Among the entries, which lines carry the string "this"? Copy each of them.

- _SUPPLIED DATA_
____

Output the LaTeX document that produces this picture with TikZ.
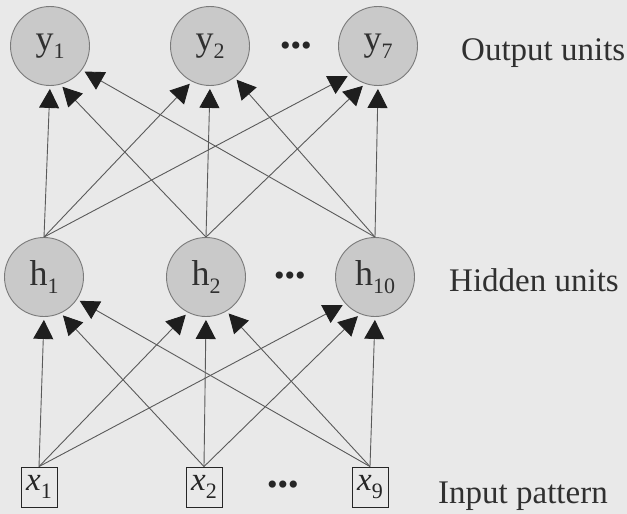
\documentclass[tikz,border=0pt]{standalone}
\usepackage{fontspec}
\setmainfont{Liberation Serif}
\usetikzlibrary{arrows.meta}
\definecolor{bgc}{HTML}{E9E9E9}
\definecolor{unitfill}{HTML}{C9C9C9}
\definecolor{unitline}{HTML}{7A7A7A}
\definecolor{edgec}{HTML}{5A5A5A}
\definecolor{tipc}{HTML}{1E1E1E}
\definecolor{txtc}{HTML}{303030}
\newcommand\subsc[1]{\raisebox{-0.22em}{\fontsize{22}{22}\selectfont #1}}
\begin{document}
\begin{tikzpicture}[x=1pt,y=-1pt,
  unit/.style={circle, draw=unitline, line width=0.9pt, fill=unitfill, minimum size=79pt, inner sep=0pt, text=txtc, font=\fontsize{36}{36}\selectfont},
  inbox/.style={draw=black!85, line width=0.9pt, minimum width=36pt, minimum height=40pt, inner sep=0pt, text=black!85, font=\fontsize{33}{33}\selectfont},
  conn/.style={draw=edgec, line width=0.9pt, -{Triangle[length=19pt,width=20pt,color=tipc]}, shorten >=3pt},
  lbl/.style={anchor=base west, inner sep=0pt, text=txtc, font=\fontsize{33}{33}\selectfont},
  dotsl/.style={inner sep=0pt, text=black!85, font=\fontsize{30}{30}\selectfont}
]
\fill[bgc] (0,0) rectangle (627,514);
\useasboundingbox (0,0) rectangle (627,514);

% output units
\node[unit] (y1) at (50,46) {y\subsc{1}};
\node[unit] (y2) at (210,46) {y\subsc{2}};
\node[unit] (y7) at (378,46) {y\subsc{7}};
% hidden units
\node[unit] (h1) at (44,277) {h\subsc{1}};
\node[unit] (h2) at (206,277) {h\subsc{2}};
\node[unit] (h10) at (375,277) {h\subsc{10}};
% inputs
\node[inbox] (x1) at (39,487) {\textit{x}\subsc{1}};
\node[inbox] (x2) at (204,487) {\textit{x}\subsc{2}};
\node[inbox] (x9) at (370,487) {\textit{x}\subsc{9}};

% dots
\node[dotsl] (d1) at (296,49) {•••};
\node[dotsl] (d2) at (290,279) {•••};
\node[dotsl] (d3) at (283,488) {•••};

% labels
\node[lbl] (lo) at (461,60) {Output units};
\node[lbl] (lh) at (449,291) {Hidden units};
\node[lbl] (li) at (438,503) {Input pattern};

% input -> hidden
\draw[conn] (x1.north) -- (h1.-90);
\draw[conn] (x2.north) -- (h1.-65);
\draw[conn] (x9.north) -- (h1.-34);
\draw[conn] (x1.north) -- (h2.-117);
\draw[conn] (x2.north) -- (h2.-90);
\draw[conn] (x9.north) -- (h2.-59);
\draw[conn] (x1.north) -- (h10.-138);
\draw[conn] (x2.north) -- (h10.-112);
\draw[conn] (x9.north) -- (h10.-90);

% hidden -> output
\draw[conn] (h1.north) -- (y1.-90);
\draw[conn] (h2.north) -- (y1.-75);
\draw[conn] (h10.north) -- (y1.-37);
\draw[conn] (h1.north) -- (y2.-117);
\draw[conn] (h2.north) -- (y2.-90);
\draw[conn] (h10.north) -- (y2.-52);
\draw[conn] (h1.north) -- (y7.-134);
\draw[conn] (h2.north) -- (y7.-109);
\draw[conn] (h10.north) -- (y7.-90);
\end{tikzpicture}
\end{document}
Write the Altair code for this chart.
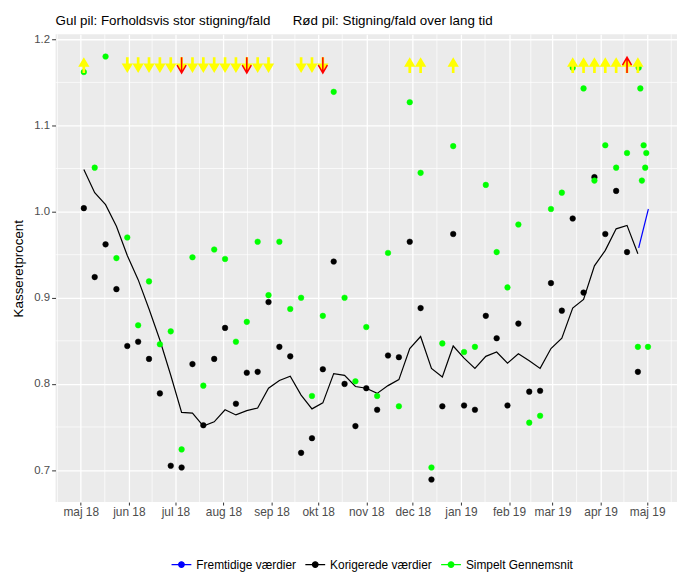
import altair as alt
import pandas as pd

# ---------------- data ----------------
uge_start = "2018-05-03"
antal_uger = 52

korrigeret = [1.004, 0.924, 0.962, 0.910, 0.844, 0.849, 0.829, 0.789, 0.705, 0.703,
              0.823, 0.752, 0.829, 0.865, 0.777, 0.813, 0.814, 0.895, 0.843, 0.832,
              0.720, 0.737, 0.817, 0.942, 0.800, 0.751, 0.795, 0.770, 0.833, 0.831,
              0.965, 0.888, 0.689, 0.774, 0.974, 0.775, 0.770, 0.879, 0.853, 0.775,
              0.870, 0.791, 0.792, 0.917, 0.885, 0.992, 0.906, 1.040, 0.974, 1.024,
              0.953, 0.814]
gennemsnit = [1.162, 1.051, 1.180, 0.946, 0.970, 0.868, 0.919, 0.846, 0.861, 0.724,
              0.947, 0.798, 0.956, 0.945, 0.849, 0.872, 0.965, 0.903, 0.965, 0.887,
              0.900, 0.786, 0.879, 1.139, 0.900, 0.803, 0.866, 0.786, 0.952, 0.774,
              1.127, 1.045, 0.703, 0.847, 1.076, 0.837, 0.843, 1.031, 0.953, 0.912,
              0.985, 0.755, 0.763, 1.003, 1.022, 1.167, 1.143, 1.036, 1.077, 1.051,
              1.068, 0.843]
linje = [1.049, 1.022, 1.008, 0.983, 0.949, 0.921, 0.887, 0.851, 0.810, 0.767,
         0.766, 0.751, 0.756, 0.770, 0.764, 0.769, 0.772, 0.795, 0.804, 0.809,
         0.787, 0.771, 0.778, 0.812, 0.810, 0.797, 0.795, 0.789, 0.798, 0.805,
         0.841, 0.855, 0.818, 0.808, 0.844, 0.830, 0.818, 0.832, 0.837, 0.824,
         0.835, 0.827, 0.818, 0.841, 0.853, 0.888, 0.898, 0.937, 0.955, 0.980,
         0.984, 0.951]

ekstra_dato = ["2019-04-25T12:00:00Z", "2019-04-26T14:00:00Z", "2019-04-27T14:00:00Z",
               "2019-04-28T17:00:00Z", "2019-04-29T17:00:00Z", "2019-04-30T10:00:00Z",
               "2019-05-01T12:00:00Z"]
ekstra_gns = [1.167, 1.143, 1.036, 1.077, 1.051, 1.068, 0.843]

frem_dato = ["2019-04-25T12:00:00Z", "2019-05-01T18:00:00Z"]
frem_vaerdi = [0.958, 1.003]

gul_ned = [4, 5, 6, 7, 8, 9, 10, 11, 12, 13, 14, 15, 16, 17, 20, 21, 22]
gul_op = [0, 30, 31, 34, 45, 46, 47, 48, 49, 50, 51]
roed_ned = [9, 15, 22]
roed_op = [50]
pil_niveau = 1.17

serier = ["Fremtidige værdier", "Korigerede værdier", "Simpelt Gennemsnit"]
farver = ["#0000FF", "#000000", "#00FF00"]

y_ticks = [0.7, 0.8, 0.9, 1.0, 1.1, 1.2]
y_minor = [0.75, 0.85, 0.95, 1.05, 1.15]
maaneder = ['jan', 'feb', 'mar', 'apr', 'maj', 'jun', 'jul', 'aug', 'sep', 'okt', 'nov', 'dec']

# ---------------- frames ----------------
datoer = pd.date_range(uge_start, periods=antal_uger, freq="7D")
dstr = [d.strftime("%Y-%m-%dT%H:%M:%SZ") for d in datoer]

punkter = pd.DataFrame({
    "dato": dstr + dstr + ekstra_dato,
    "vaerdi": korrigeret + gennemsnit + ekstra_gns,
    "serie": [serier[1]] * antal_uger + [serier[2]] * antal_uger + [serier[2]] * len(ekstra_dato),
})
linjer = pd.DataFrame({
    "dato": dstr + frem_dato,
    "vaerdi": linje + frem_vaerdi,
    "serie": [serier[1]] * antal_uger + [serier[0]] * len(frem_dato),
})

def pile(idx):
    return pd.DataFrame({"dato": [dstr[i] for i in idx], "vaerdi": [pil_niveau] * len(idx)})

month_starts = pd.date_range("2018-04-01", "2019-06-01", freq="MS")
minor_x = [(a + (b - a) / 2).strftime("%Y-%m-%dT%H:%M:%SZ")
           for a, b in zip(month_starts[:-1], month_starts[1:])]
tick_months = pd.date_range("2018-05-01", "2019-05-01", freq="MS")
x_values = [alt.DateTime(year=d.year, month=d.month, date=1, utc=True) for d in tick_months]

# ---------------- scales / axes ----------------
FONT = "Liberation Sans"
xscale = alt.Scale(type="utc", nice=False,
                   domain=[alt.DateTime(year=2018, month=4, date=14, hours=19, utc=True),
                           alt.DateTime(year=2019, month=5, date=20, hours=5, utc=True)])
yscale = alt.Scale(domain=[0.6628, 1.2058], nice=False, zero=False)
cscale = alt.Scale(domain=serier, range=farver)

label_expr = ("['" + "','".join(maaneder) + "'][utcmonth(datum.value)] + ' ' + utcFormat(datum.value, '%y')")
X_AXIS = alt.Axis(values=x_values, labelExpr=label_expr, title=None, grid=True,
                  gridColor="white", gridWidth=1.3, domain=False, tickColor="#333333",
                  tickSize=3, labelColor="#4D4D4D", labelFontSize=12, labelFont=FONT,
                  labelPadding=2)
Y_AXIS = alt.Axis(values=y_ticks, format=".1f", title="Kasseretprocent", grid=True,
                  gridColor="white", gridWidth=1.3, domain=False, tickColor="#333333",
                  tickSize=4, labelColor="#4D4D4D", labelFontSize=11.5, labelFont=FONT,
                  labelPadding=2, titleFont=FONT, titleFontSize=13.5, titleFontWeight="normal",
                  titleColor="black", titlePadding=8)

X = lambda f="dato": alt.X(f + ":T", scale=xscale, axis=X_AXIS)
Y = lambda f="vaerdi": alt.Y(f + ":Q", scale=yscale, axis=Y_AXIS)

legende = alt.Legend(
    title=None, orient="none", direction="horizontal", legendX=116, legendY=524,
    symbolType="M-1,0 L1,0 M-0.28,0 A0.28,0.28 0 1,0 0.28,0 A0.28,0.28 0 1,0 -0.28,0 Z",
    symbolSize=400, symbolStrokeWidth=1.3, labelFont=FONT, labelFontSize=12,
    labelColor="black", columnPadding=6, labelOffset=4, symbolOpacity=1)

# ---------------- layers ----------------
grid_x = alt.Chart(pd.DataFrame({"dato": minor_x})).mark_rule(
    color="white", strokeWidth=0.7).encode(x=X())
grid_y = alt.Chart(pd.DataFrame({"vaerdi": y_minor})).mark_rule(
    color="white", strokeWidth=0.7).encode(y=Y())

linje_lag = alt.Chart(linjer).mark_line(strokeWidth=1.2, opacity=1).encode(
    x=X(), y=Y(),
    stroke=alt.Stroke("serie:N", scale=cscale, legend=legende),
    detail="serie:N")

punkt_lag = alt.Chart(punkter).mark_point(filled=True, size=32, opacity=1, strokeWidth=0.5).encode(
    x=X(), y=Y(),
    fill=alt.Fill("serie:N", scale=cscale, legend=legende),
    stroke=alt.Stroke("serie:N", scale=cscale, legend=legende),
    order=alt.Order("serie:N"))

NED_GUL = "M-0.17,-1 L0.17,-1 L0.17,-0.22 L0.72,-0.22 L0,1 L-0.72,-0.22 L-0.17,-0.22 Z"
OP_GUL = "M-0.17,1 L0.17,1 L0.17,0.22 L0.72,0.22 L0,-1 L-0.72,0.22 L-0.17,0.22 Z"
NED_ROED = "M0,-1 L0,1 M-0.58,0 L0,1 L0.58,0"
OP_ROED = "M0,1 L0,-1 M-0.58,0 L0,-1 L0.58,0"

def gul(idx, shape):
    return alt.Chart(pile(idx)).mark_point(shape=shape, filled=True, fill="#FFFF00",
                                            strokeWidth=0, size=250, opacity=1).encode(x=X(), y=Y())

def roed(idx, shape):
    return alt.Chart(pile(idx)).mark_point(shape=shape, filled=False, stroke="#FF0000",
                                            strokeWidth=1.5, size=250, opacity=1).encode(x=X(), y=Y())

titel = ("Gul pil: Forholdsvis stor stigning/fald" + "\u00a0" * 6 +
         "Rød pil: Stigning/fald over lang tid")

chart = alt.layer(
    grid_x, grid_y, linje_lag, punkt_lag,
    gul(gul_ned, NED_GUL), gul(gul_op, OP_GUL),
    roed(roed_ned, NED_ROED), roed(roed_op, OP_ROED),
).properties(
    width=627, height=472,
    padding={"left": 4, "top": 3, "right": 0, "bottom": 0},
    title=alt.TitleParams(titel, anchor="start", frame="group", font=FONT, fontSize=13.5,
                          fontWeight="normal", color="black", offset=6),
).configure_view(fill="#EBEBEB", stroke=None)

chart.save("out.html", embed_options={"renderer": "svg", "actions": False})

____

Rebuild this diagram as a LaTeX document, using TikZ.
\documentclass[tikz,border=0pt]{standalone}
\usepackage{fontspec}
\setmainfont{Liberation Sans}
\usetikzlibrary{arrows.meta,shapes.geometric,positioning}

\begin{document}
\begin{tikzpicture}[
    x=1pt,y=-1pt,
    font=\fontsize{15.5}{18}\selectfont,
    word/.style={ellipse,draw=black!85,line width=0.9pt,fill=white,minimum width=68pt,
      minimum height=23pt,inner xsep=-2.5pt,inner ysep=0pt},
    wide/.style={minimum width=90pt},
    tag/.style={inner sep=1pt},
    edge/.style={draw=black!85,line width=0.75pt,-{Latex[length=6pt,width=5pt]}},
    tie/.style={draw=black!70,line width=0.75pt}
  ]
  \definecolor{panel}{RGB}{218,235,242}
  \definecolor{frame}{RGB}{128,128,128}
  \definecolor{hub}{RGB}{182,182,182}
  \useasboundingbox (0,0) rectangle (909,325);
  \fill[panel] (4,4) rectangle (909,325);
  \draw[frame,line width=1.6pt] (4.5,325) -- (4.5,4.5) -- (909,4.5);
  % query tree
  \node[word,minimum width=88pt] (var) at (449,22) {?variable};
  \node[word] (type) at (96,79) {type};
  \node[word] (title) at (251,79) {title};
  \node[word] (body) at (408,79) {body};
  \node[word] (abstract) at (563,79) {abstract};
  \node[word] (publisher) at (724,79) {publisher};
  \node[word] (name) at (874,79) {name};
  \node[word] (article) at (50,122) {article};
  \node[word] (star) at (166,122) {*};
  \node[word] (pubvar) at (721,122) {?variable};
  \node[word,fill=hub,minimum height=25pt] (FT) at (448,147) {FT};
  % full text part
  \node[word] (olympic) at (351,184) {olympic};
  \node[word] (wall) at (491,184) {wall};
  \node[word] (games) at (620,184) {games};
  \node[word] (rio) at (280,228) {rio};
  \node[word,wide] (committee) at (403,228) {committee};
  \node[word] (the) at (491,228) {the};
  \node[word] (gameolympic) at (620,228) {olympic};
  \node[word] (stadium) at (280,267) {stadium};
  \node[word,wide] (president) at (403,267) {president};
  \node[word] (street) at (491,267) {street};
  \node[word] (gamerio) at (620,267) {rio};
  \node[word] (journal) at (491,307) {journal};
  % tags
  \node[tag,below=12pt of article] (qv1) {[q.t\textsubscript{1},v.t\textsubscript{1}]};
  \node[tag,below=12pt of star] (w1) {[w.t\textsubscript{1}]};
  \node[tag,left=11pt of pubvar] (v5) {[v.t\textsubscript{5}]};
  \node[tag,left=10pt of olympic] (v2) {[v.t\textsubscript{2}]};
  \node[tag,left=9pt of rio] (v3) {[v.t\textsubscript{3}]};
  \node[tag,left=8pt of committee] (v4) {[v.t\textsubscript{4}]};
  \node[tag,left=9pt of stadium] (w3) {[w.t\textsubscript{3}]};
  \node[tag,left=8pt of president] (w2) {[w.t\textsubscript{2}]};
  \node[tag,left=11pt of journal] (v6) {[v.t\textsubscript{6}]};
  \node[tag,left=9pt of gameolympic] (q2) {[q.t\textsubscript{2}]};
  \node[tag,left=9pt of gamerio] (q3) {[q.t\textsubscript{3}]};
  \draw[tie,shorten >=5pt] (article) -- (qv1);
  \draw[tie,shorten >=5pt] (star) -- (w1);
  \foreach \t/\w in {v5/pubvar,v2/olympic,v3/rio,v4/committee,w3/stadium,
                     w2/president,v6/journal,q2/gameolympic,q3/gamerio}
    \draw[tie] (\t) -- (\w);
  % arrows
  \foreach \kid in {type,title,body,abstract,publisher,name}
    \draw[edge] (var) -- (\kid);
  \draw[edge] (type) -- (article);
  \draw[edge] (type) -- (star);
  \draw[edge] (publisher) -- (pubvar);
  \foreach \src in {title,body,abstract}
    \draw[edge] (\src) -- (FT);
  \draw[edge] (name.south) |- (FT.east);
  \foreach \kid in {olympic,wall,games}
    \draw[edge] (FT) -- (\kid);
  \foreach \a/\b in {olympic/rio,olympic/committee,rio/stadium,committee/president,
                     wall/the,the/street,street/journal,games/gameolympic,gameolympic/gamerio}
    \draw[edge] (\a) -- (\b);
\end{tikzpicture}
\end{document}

____

- _WRITTEN RESPONSE_
Output the LaTeX document that produces this picture with TikZ.
Write the Altair code for this chart.
Rebuild this diagram as a LaTeX document, using TikZ.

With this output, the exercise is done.